Bearbeiter: Sabine Kriwanek / Bearbeiter: Barbara Tuma

KartG 2005: § 37

Der Zweck des § 37 KartG 2005 erfordert es, den zugrunde liegenden Sachverhalt möglichst deutlich wiederzugeben, um eine Grundlage für die zivilrechtliche Beurteilung von Ersatzansprüchen zu schaffen; zumindest soll jedermann die Prüfung ermöglicht werden, ob die Erhebung solcher Schadenersatzansprüche in Betracht kommt. Es ist daher auch die namentliche Anführung der am Kartell beteiligten Unternehmen iS einer möglichst umfassenden und zielgerichteten Information zweckmäßig. Der Telos des § 37 KartG 2005 verlangt also grundsätzlich eine umfassende Veröffentlichung sämtlicher wesentlicher Umstände der Zuwiderhandlung. Unterbleibt eine ausreichende Veröffentlichung der Entscheidung, würde dies das Recht des Geschädigten (dem nur beschränkt Akteneinsicht zusteht) auf Zugang zu einem Gericht (Art 6 EMRK und Art 47 GRC) in unverhältnismäßiger Weise beeinträchtigen. Im Unterschied zur Veröffentlichung einer Entscheidung in der Entscheidungsdokumentation Justiz (RIS-Justiz) verfolgt § 37 KartG 2005 nicht das Ziel einer Information über die Auslegung des geltenden Rechts, sondern über eine konkrete Kartellrechtsverletzung (RV 1804 BlgNR 24. GP 10).

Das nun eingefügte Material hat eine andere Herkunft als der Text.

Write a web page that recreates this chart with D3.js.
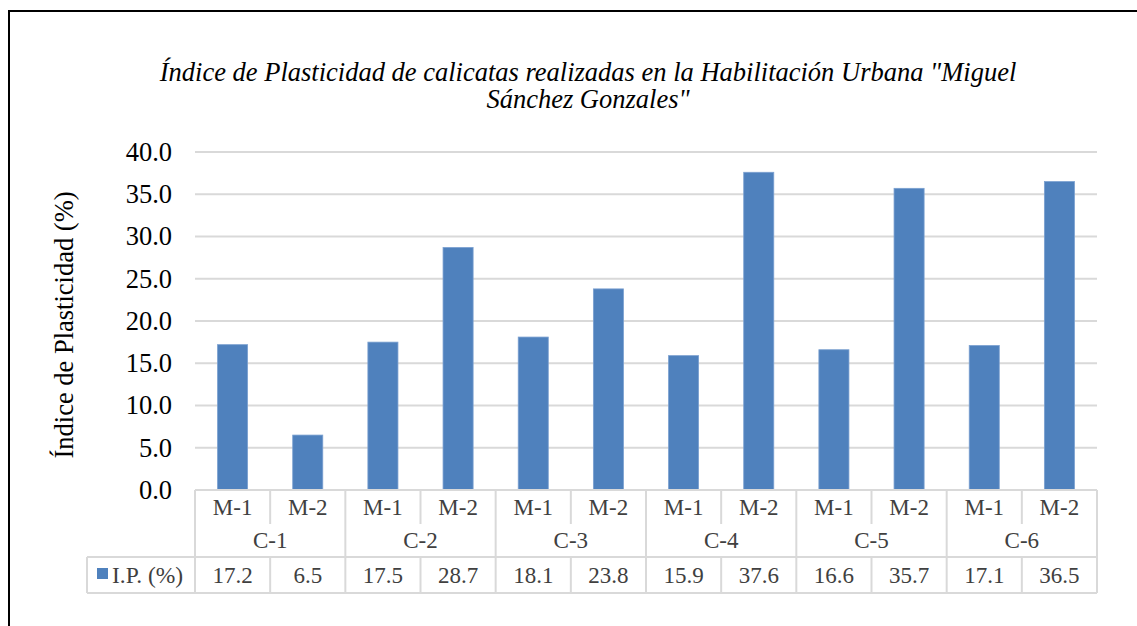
<!DOCTYPE html>
<html>
<head>
<meta charset="utf-8">
<script src="https://d3js.org/d3.v7.min.js"></script>
<style>
  body { margin: 0; background: #fff; }
  svg { display: block; }
</style>
</head>
<body>
<svg id="chart" width="1137" height="626"></svg>
<script>
// datos del gráfico
const calicatas = ["C-1", "C-2", "C-3", "C-4", "C-5", "C-6"];
const muestras = ["M-1", "M-2"];
const ipValores = [17.2, 6.5, 17.5, 28.7, 18.1, 23.8, 15.9, 37.6, 16.6, 35.7, 17.1, 36.5];
const yTicks = [0, 5, 10, 15, 20, 25, 30, 35, 40];
const serieNombre = "I.P. (%)";

// filas combinadas calicata / muestra
let filas = [];
calicatas.forEach(function(c, i) {
  muestras.forEach(function(m, j) {
    filas.push({ id: c + "|" + m, cal: c, mue: m, val: ipValores[i * muestras.length + j] });
  });
});

const svg = d3.select("#chart");
const font = "Liberation Serif";
const gris = "#d9d9d9";
const texto = "#404040";

// marco exterior
svg.append("path")
  .attr("d", "M9,626 V11 H1137")
  .attr("fill", "none")
  .attr("stroke", "#000")
  .attr("stroke-width", 2);

// título
svg.append("text")
  .attr("x", 588).attr("y", 81)
  .attr("text-anchor", "middle")
  .attr("font-family", font).attr("font-style", "italic").attr("font-size", 26.5)
  .text('Índice de Plasticidad de calicatas realizadas en la Habilitación Urbana "Miguel');
svg.append("text")
  .attr("x", 588).attr("y", 108)
  .attr("text-anchor", "middle")
  .attr("font-family", font).attr("font-style", "italic").attr("font-size", 26.5)
  .text('Sánchez Gonzales"');

const pLeft = 195, pRight = 1097, pTop = 152, pBottom = 490;

const x = d3.scaleBand()
  .domain(filas.map(d => d.id))
  .range([pLeft, pRight])
  .paddingInner(0.6)
  .paddingOuter(0.3);

const slot = d3.scaleBand()
  .domain(filas.map(d => d.id))
  .range([pLeft, pRight]);

const y = d3.scaleLinear().domain([0, 40]).range([pBottom, pTop]);

// rejilla
svg.append("g")
  .selectAll("line")
  .data(yTicks.filter(t => t > 0))
  .enter().append("line")
  .attr("x1", pLeft).attr("x2", pRight)
  .attr("y1", d => y(d)).attr("y2", d => y(d))
  .attr("stroke", gris).attr("stroke-width", 2);

// etiquetas eje y
const yAxis = svg.append("g")
  .attr("transform", "translate(" + pLeft + ",0)")
  .call(d3.axisLeft(y).tickValues(yTicks).tickFormat(d3.format(".1f")).tickSize(0).tickPadding(23));
yAxis.attr("font-family", font).attr("font-size", 26.5);
yAxis.select(".domain").remove();
yAxis.selectAll("text").attr("fill", "#000");

// título eje y
svg.append("text")
  .attr("transform", "translate(73,325) rotate(-90)")
  .attr("text-anchor", "middle")
  .attr("font-family", font).attr("font-size", 26.5)
  .text("Índice de Plasticidad (%)");

// barras
svg.append("g")
  .selectAll("rect")
  .data(filas)
  .enter().append("rect")
  .attr("x", d => x(d.id))
  .attr("width", x.bandwidth())
  .attr("y", d => y(d.val))
  .attr("height", d => y(0) - y(d.val))
  .attr("fill", "#4f81bd")
  .attr("stroke", "#7ba0d0")
  .attr("stroke-width", 0.8);

// tabla de datos
const r1 = 490, r2 = 524, r3 = 557, r4 = 593, legLeft = 87;
const tabla = svg.append("g")
  .attr("stroke", gris).attr("stroke-width", 2).attr("fill", "none");

// líneas horizontales
tabla.append("line").attr("x1", pLeft).attr("x2", pRight).attr("y1", r1).attr("y2", r1);
tabla.append("line").attr("x1", legLeft).attr("x2", pRight).attr("y1", r3).attr("y2", r3);
tabla.append("line").attr("x1", legLeft).attr("x2", pRight).attr("y1", r4).attr("y2", r4);
tabla.append("line").attr("x1", legLeft).attr("x2", legLeft).attr("y1", r3).attr("y2", r4);

// líneas verticales
filas.forEach(function(d, i) {
  let xl = slot(d.id);
  if (i % muestras.length === 0) {
    tabla.append("line").attr("x1", xl).attr("x2", xl).attr("y1", r1).attr("y2", r4);
  } else {
    tabla.append("line").attr("x1", xl).attr("x2", xl).attr("y1", r1).attr("y2", r2);
    tabla.append("line").attr("x1", xl).attr("x2", xl).attr("y1", r3).attr("y2", r4);
  }
});
tabla.append("line").attr("x1", pRight).attr("x2", pRight).attr("y1", r1).attr("y2", r4);

const txt = svg.append("g")
  .attr("font-family", font).attr("font-size", 23)
  .attr("fill", texto).attr("text-anchor", "middle");

// muestras
txt.selectAll(".mue")
  .data(filas)
  .enter().append("text")
  .attr("class", "mue")
  .attr("x", d => slot(d.id) + slot.bandwidth() / 2)
  .attr("y", 515)
  .text(d => d.mue);

// calicatas
txt.selectAll(".cal")
  .data(calicatas)
  .enter().append("text")
  .attr("class", "cal")
  .attr("x", (c, i) => slot(filas[i * 2].id) + slot.bandwidth())
  .attr("y", 548)
  .text(c => c);

// valores
txt.selectAll(".val")
  .data(filas)
  .enter().append("text")
  .attr("class", "val")
  .attr("x", d => slot(d.id) + slot.bandwidth() / 2)
  .attr("y", 583)
  .text(d => d.val.toFixed(1));

// leyenda
svg.append("rect")
  .attr("x", 97).attr("y", 568).attr("width", 11).attr("height", 11)
  .attr("fill", "#4f81bd");
svg.append("text")
  .attr("x", 112).attr("y", 583)
  .attr("font-family", font).attr("font-size", 23.5)
  .attr("fill", texto)
  .text(serieNombre);
</script>
</body>
</html>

Die Veröffentlichung muss zwar einem berechtigten Interesse des betroffenen Unternehmens an der Wahrung seiner Geschäftsgeheimnisse Rechnung tragen. Bei Angaben zu einem Wettbewerbsverstoß handelt es sich jedoch um kein schützenswertes Geschäfts- oder Betriebsgeheimnis. Das Interesse eines Unternehmens an der Geheimhaltung von Einzelheiten einer Zuwiderhandlung verdient keinen besonderen Schutz angesichts des Interesses der Öffentlichkeit an einer möglichst umfassenden Kenntnis der Gründe des Handelns der Kommission/Wettbewerbsbehörde, des Interesses der Wirtschaftsbeteiligten am Wissen, welches Verhalten Sanktionen nach sich ziehen kann, und des Interesses der geschädigten Personen an der Kenntnis näherer Einzelheiten, um gegebenenfalls ihre Rechte gegenüber den sanktionierten Unternehmen geltend machen zu können.

Im Rechtsmittelverfahren über eine Entscheidung nach § 37 Abs 1 KartG 2005 beurteilt das Kartellobergericht nur, ob die zur Veröffentlichung bestimmte Fassung der Entscheidung dem Gesetz entspricht und sich innerhalb des Ermessensspielraums des ErstG hält. Ob auch eine davon abweichende andere Fassung diesen Kriterien genügen würde, ist nicht zu prüfen.

OGH als KOG 29. 9. 2022, 16 Ok 5/22d

Sachverhalt

Der Beschluss des KartellG im (Haupt-)Verfahren zur Abstellung eines marktmissbräuchlichen Verhaltens (Missbrauch einer marktbeherrschenden Stellung auf dem Neuwagenmarkt bzw auf dem Werkstättenmarkt) wurde vom OGH als KOG zu 16 Ok 4/20d (= RdW 2021/391) teilweise bestätigt und teilweise abgeändert. Zu 16 Ok 2/21m (= RdW 2022/138) trug der OGH dem ErstG die Veröffentlichung dieser Entscheidung sowohl hinsichtlich ihres abändernden als auch ihres aufhebenden Teils auf.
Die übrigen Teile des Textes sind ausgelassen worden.